To explain their relationship, in Stanza 3, the woman turns to the metaphors of nature, such as the ebb and flow of the nearby ocean and the cyclical seasons of the ancient trees. She understands time and memory: No memory is ever entirely lost within the unrelenting currents of time, like the detritus in ocean waves. The man for his part is content within the relationship because of tradition—staying together is what their community expects. Their life together is a convenience and a reliable social construct. Tradition “beguiles and reassures him” (Line 20).

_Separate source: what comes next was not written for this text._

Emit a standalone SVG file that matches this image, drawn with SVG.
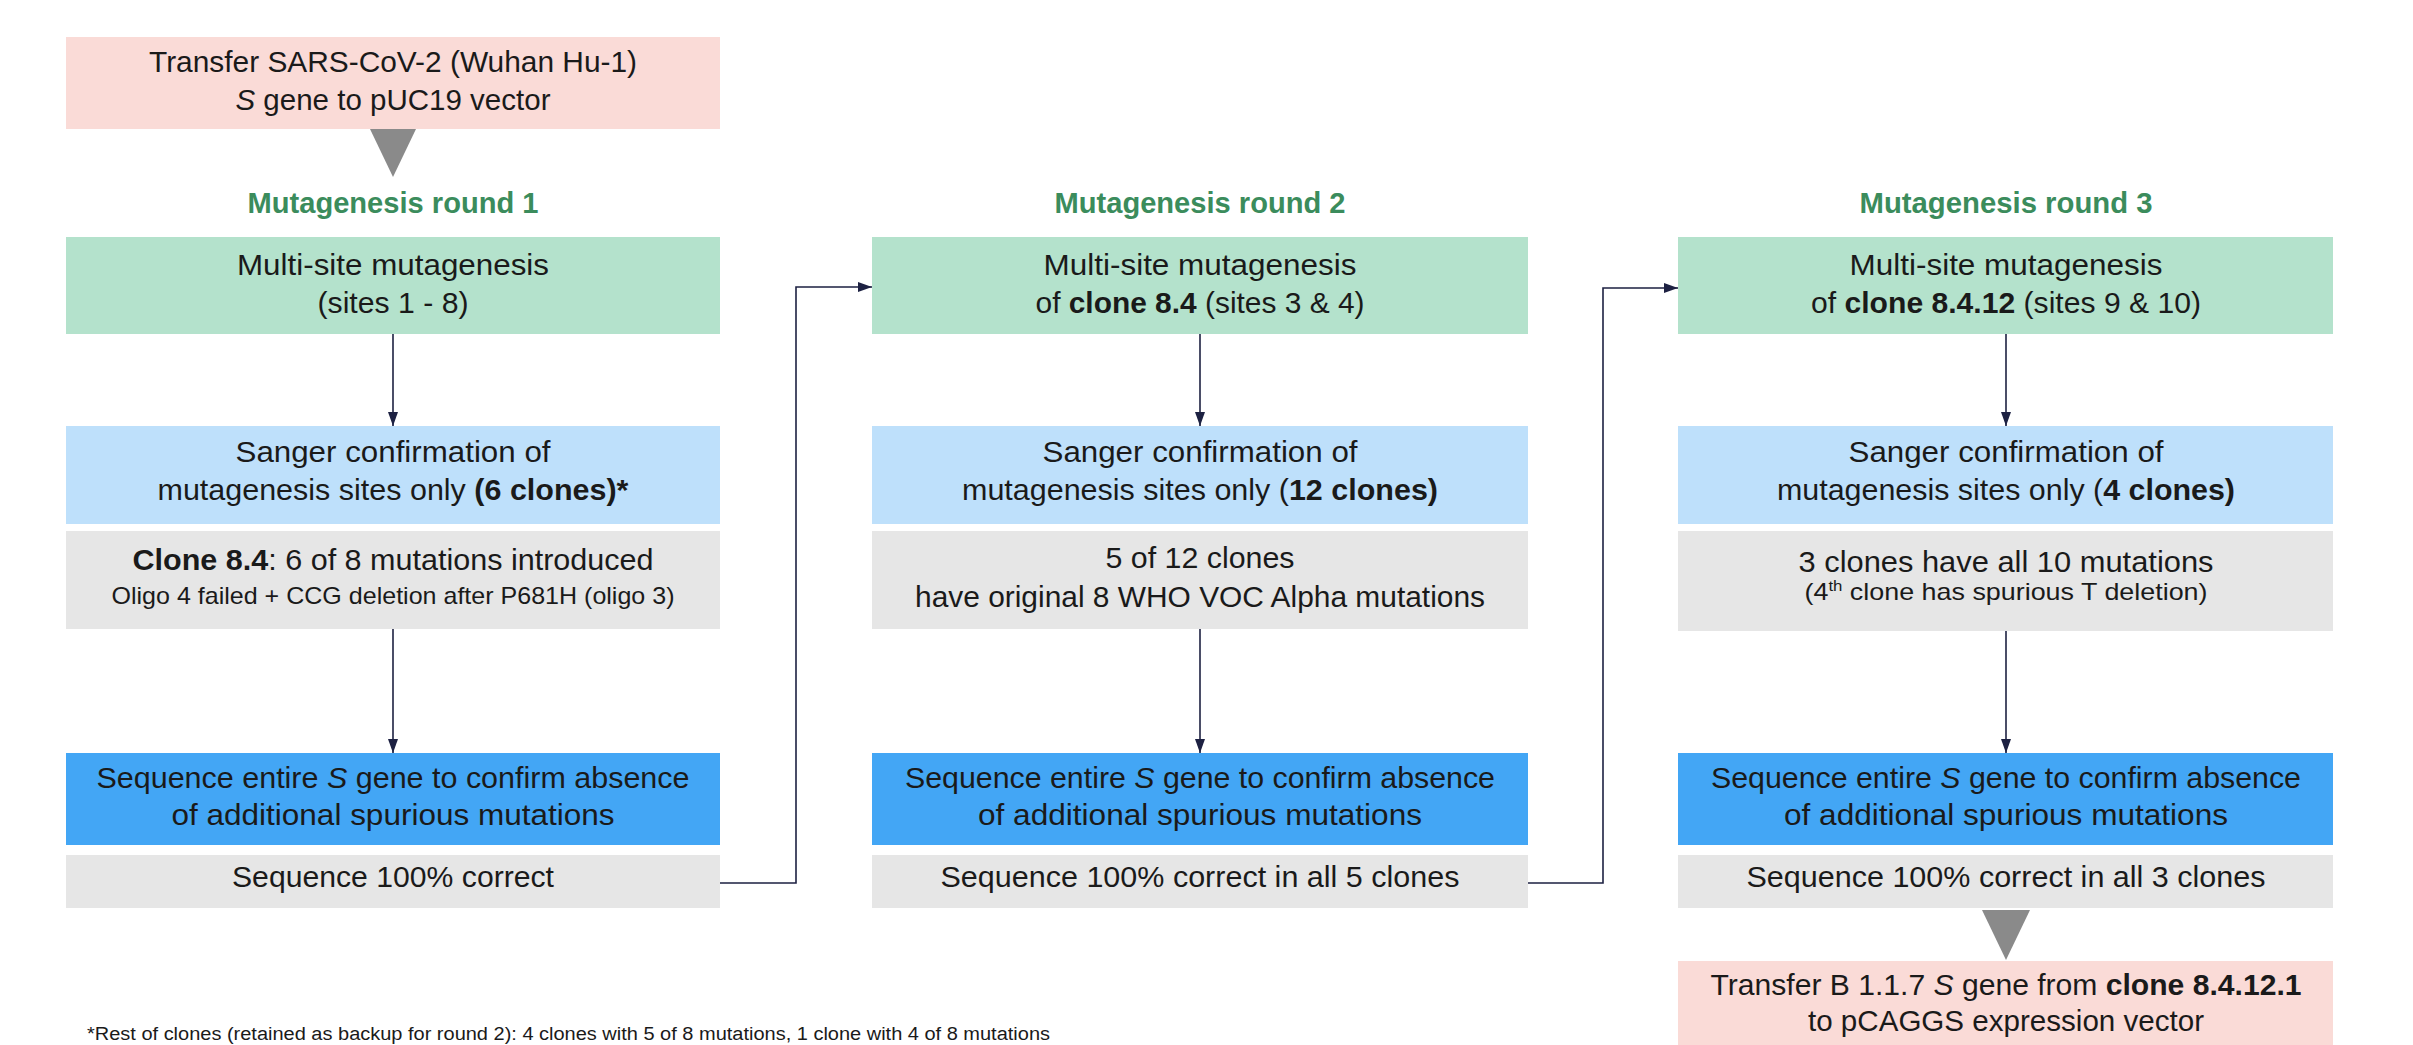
<svg xmlns="http://www.w3.org/2000/svg" width="2413" height="1045" viewBox="0 0 2413 1045">
<style>
  .t { font-family: "Liberation Sans", Arial, sans-serif; font-size: 29px; fill: #1a1a1a; text-anchor: middle; }
  .s { font-size: 24px; }
  .title { font-family: "Liberation Sans", Arial, sans-serif; font-size: 29px; font-weight: bold; fill: #3b8c5c; text-anchor: middle; }
  .b { font-weight: bold; }
  .i { font-style: italic; }
  .pink { fill: #fadbd7; }
  .green { fill: #b4e2cc; }
  .lblue { fill: #bee0fb; }
  .grey { fill: #e6e6e6; }
  .blue { fill: #43a6f5; }
  .tri { fill: #8a8a8a; }
  .conn { fill: none; stroke: #1d2142; stroke-width: 1.6; }
  .foot { font-family: "Liberation Sans", Arial, sans-serif; font-size: 18px; fill: #1a1a1a; }
</style>
<defs>
  <marker id="ah" viewBox="0 0 14 10" refX="14" refY="5" markerWidth="14" markerHeight="10" markerUnits="userSpaceOnUse" orient="auto">
    <path d="M0,0 L14,5 L0,10 z" fill="#1d2142"/>
  </marker>
</defs>
<rect width="2413" height="1045" fill="#ffffff"/>

<!-- Column 1 -->
<g id="start">
  <rect class="pink" x="66" y="37" width="654" height="92"/>
  <text class="t" x="393" y="72" textLength="488" lengthAdjust="spacingAndGlyphs">Transfer SARS-CoV-2 (Wuhan Hu-1)</text>
  <text class="t" x="393" y="110" textLength="315" lengthAdjust="spacingAndGlyphs"><tspan class="i">S</tspan> gene to pUC19 vector</text>
</g>
<g id="tri1"><polygon class="tri" points="370,129 416,129 393,177"/></g>
<g id="title1"><text class="title" x="393" y="213" textLength="291" lengthAdjust="spacingAndGlyphs">Mutagenesis round 1</text></g>
<g id="r1-mut">
  <rect class="green" x="66" y="237" width="654" height="97"/>
  <text class="t" x="393" y="275" textLength="312" lengthAdjust="spacingAndGlyphs">Multi-site mutagenesis</text>
  <text class="t" x="393" y="313" textLength="151" lengthAdjust="spacingAndGlyphs">(sites 1 - 8)</text>
</g>
<g id="r1-sanger">
  <rect class="lblue" x="66" y="426" width="654" height="98"/>
  <text class="t" x="393" y="462" textLength="315" lengthAdjust="spacingAndGlyphs">Sanger confirmation of</text>
  <text class="t" x="393" y="500" textLength="471" lengthAdjust="spacingAndGlyphs">mutagenesis sites only <tspan class="b">(6 clones)*</tspan></text>
</g>
<g id="r1-result">
  <rect class="grey" x="66" y="531" width="654" height="98"/>
  <text class="t" x="393" y="570" textLength="521" lengthAdjust="spacingAndGlyphs"><tspan class="b">Clone 8.4</tspan>: 6 of 8 mutations introduced</text>
  <text class="t s" x="393" y="604" textLength="563" lengthAdjust="spacingAndGlyphs">Oligo 4 failed + CCG deletion after P681H (oligo 3)</text>
</g>
<g id="r1-seq">
  <rect class="blue" x="66" y="753" width="654" height="92"/>
  <text class="t" x="393" y="788" textLength="593" lengthAdjust="spacingAndGlyphs">Sequence entire <tspan class="i">S</tspan> gene to confirm absence</text>
  <text class="t" x="393" y="825" textLength="443" lengthAdjust="spacingAndGlyphs">of additional spurious mutations</text>
</g>
<g id="r1-ok">
  <rect class="grey" x="66" y="855" width="654" height="53"/>
  <text class="t" x="393" y="887" textLength="322" lengthAdjust="spacingAndGlyphs">Sequence 100% correct</text>
</g>

<!-- Column 2 -->
<g id="title2"><text class="title" x="1200" y="213" textLength="291" lengthAdjust="spacingAndGlyphs">Mutagenesis round 2</text></g>
<g id="r2-mut">
  <rect class="green" x="872" y="237" width="656" height="97"/>
  <text class="t" x="1200" y="275" textLength="313" lengthAdjust="spacingAndGlyphs">Multi-site mutagenesis</text>
  <text class="t" x="1200" y="313" textLength="329" lengthAdjust="spacingAndGlyphs">of <tspan class="b">clone 8.4</tspan> (sites 3 &amp; 4)</text>
</g>
<g id="r2-sanger">
  <rect class="lblue" x="872" y="426" width="656" height="98"/>
  <text class="t" x="1200" y="462" textLength="315" lengthAdjust="spacingAndGlyphs">Sanger confirmation of</text>
  <text class="t" x="1200" y="500" textLength="476" lengthAdjust="spacingAndGlyphs">mutagenesis sites only (<tspan class="b">12 clones)</tspan></text>
</g>
<g id="r2-result">
  <rect class="grey" x="872" y="531" width="656" height="98"/>
  <text class="t" x="1200" y="568" textLength="189" lengthAdjust="spacingAndGlyphs">5 of 12 clones</text>
  <text class="t" x="1200" y="607" textLength="570" lengthAdjust="spacingAndGlyphs">have original 8 WHO VOC Alpha mutations</text>
</g>
<g id="r2-seq">
  <rect class="blue" x="872" y="753" width="656" height="92"/>
  <text class="t" x="1200" y="788" textLength="590" lengthAdjust="spacingAndGlyphs">Sequence entire <tspan class="i">S</tspan> gene to confirm absence</text>
  <text class="t" x="1200" y="825" textLength="444" lengthAdjust="spacingAndGlyphs">of additional spurious mutations</text>
</g>
<g id="r2-ok">
  <rect class="grey" x="872" y="855" width="656" height="53"/>
  <text class="t" x="1200" y="887" textLength="519" lengthAdjust="spacingAndGlyphs">Sequence 100% correct in all 5 clones</text>
</g>

<!-- Column 3 -->
<g id="title3"><text class="title" x="2006" y="213" textLength="293" lengthAdjust="spacingAndGlyphs">Mutagenesis round 3</text></g>
<g id="r3-mut">
  <rect class="green" x="1678" y="237" width="655" height="97"/>
  <text class="t" x="2006" y="275" textLength="313" lengthAdjust="spacingAndGlyphs">Multi-site mutagenesis</text>
  <text class="t" x="2006" y="313" textLength="390" lengthAdjust="spacingAndGlyphs">of <tspan class="b">clone 8.4.12</tspan> (sites 9 &amp; 10)</text>
</g>
<g id="r3-sanger">
  <rect class="lblue" x="1678" y="426" width="655" height="98"/>
  <text class="t" x="2006" y="462" textLength="315" lengthAdjust="spacingAndGlyphs">Sanger confirmation of</text>
  <text class="t" x="2006" y="500" textLength="458" lengthAdjust="spacingAndGlyphs">mutagenesis sites only (<tspan class="b">4 clones)</tspan></text>
</g>
<g id="r3-result">
  <rect class="grey" x="1678" y="531" width="655" height="100"/>
  <text class="t" x="2006" y="572" textLength="415" lengthAdjust="spacingAndGlyphs">3 clones have all 10 mutations</text>
  <text class="t s" x="2006" y="600" textLength="403" lengthAdjust="spacingAndGlyphs">(4<tspan font-size="15" dy="-9">th</tspan><tspan dy="9"> clone has spurious T deletion)</tspan></text>
</g>
<g id="r3-seq">
  <rect class="blue" x="1678" y="753" width="655" height="92"/>
  <text class="t" x="2006" y="788" textLength="590" lengthAdjust="spacingAndGlyphs">Sequence entire <tspan class="i">S</tspan> gene to confirm absence</text>
  <text class="t" x="2006" y="825" textLength="444" lengthAdjust="spacingAndGlyphs">of additional spurious mutations</text>
</g>
<g id="r3-ok">
  <rect class="grey" x="1678" y="855" width="655" height="53"/>
  <text class="t" x="2006" y="887" textLength="519" lengthAdjust="spacingAndGlyphs">Sequence 100% correct in all 3 clones</text>
</g>
<g id="tri2"><polygon class="tri" points="1982,910 2030,910 2006,960"/></g>
<g id="end">
  <rect class="pink" x="1678" y="961" width="655" height="92"/>
  <text class="t" x="2006" y="995" textLength="591" lengthAdjust="spacingAndGlyphs">Transfer B 1.1.7 <tspan class="i">S</tspan> gene from <tspan class="b">clone 8.4.12.1</tspan></text>
  <text class="t" x="2006" y="1031" textLength="396" lengthAdjust="spacingAndGlyphs">to pCAGGS expression vector</text>
</g>

<!-- Connectors -->
<g id="connectors">
  <line class="conn" x1="393" y1="334" x2="393" y2="426" marker-end="url(#ah)"/>
  <line class="conn" x1="393" y1="629" x2="393" y2="753" marker-end="url(#ah)"/>
  <line class="conn" x1="1200" y1="334" x2="1200" y2="426" marker-end="url(#ah)"/>
  <line class="conn" x1="1200" y1="629" x2="1200" y2="753" marker-end="url(#ah)"/>
  <line class="conn" x1="2006" y1="334" x2="2006" y2="426" marker-end="url(#ah)"/>
  <line class="conn" x1="2006" y1="631" x2="2006" y2="753" marker-end="url(#ah)"/>
  <polyline class="conn" points="720,883 796,883 796,287 872,287" marker-end="url(#ah)"/>
  <polyline class="conn" points="1528,883 1603,883 1603,288 1678,288" marker-end="url(#ah)"/>
</g>

<g id="footnote">
  <text class="foot" x="87" y="1040" textLength="963" lengthAdjust="spacingAndGlyphs">*Rest of clones (retained as backup for round 2): 4 clones with 5 of 8 mutations, 1 clone with 4 of 8 mutations</text>
</g>
</svg>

With nature as her guide, the woman confesses in Stanza 4 that she can find no peace or emotional satisfaction. Her painful memories cannot die. Her loneliness cannot be violated. The falling leaves, the seasons as they pass, and the endless surge and crash of the ocean waves only become the “dirge” (Line 28), or funeral song, of the illusion of her happy marriage. She endures isolated, as home is now where “passion lived and died” (Line 29). Nevertheless, home still offers her refuge, a “place where she can hide” (Line 30), while all about her the town vibrates with the busyness of daily life.
In Stanza 5 the townspeople speak like a chorus from a Greek tragedy. “We” have watched her from a distance, they say. We have thought long about her odd and solitary life, they add, tapping their brows to suggest the depth of their contemplation. But they never seek to shatter her isolation or actually approach her: “We’ll have no kindly veil between / Her visions and those we have seen” (Lines 37-38). Instead, they gossip and “guess what hers [sorrows] have been” (Line 39), rationalizing their callousness by saying that sympathy would never lead to understanding
In Stanza 6 the poet speaks. The poet acknowledges that on the surface, it seems that the townspeople “do no harm” (Line 41) with their speculations and rumors. They have left the woman alone. Yet the poet chides these god-fearing Christians who have managed to justify isolating this lonely neighbor trapped by the tyranny of love, more dead than alive.
The speaker’s perception is far more disturbing. The woman, he senses, is moving toward a bleak position where she may see suicide as her best, last hope. That assessment is suggested by the poem’s closing three images: waves breaking noisily on the shore, trees surrendering to the inevitability of winter, and the beckoning call of the ocean to the “blind” (Line 48)—those who are so driven by bleak circumstances they throw themselves into the crashing surf as a “stairway to the sea” (Line 47).